Return the whole listing, line for line, without the pictures in it.
□ □ □ □ □
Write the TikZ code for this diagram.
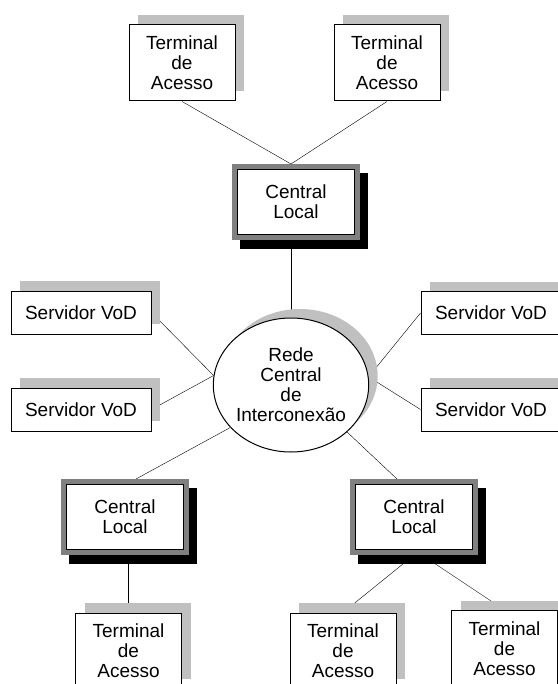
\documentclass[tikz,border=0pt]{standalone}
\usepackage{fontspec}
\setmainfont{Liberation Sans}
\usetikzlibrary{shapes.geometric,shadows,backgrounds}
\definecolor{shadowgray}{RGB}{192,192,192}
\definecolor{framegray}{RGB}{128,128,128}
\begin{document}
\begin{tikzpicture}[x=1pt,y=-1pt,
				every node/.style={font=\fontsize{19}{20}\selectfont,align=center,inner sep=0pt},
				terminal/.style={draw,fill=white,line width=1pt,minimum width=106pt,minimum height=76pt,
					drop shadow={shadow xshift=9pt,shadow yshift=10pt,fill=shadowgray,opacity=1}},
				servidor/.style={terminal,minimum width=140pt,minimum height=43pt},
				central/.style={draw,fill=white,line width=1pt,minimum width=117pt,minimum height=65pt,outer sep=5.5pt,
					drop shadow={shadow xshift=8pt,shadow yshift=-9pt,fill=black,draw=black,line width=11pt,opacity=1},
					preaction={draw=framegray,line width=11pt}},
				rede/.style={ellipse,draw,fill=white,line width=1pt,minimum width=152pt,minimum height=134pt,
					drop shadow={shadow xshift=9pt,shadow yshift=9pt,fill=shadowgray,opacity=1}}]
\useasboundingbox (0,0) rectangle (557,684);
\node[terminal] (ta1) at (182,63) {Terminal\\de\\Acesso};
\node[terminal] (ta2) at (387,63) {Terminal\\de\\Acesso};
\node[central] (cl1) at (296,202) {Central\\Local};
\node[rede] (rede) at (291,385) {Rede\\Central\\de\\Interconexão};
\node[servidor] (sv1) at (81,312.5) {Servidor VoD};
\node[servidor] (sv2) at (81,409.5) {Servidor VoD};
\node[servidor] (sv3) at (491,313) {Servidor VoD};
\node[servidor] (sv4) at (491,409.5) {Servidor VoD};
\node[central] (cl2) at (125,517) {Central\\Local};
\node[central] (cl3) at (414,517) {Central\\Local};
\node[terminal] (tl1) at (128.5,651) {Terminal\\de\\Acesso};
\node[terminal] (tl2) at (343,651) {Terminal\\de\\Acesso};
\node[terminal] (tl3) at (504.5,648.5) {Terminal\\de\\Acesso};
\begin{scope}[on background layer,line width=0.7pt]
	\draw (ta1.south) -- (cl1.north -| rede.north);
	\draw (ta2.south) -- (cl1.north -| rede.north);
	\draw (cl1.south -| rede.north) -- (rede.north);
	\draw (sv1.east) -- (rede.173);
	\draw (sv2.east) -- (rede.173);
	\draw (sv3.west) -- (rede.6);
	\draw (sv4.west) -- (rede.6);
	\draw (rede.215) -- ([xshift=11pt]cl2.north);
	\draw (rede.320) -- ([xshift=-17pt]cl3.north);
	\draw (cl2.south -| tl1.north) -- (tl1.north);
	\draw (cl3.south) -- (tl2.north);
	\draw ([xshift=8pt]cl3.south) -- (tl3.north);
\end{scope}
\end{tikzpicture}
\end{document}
□ □ □ □ □
• _Solution to this task_:
Write the TikZ code for this diagram.
\documentclass[tikz,border=0pt]{standalone}
\usepackage{fontspec}
\setmainfont{Liberation Sans}
\usetikzlibrary{shapes.geometric,shadows,backgrounds}
\definecolor{shadowgray}{RGB}{192,192,192}
\definecolor{framegray}{RGB}{128,128,128}
\begin{document}
\begin{tikzpicture}[x=1pt,y=-1pt,
				every node/.style={font=\fontsize{19}{20}\selectfont,align=center,inner sep=0pt},
				terminal/.style={draw,fill=white,line width=1pt,minimum width=106pt,minimum height=76pt,
					drop shadow={shadow xshift=9pt,shadow yshift=10pt,fill=shadowgray,opacity=1}},
				servidor/.style={terminal,minimum width=140pt,minimum height=43pt},
				central/.style={draw,fill=white,line width=1pt,minimum width=117pt,minimum height=65pt,outer sep=5.5pt,
					drop shadow={shadow xshift=8pt,shadow yshift=-9pt,fill=black,draw=black,line width=11pt,opacity=1},
					preaction={draw=framegray,line width=11pt}},
				rede/.style={ellipse,draw,fill=white,line width=1pt,minimum width=152pt,minimum height=134pt,
					drop shadow={shadow xshift=9pt,shadow yshift=9pt,fill=shadowgray,opacity=1}}]
\useasboundingbox (0,0) rectangle (557,684);
\node[terminal] (ta1) at (182,63) {Terminal\\de\\Acesso};
\node[terminal] (ta2) at (387,63) {Terminal\\de\\Acesso};
\node[central] (cl1) at (296,202) {Central\\Local};
\node[rede] (rede) at (291,385) {Rede\\Central\\de\\Interconexão};
\node[servidor] (sv1) at (81,312.5) {Servidor VoD};
\node[servidor] (sv2) at (81,409.5) {Servidor VoD};
\node[servidor] (sv3) at (491,313) {Servidor VoD};
\node[servidor] (sv4) at (491,409.5) {Servidor VoD};
\node[central] (cl2) at (125,517) {Central\\Local};
\node[central] (cl3) at (414,517) {Central\\Local};
\node[terminal] (tl1) at (128.5,651) {Terminal\\de\\Acesso};
\node[terminal] (tl2) at (343,651) {Terminal\\de\\Acesso};
\node[terminal] (tl3) at (504.5,648.5) {Terminal\\de\\Acesso};
\begin{scope}[on background layer,line width=0.7pt]
	\draw (ta1.south) -- (cl1.north -| rede.north);
	\draw (ta2.south) -- (cl1.north -| rede.north);
	\draw (cl1.south -| rede.north) -- (rede.north);
	\draw (sv1.east) -- (rede.173);
	\draw (sv2.east) -- (rede.173);
	\draw (sv3.west) -- (rede.6);
	\draw (sv4.west) -- (rede.6);
	\draw (rede.215) -- ([xshift=11pt]cl2.north);
	\draw (rede.320) -- ([xshift=-17pt]cl3.north);
	\draw (cl2.south -| tl1.north) -- (tl1.north);
	\draw (cl3.south) -- (tl2.north);
	\draw ([xshift=8pt]cl3.south) -- (tl3.north);
\end{scope}
\end{tikzpicture}
\end{document}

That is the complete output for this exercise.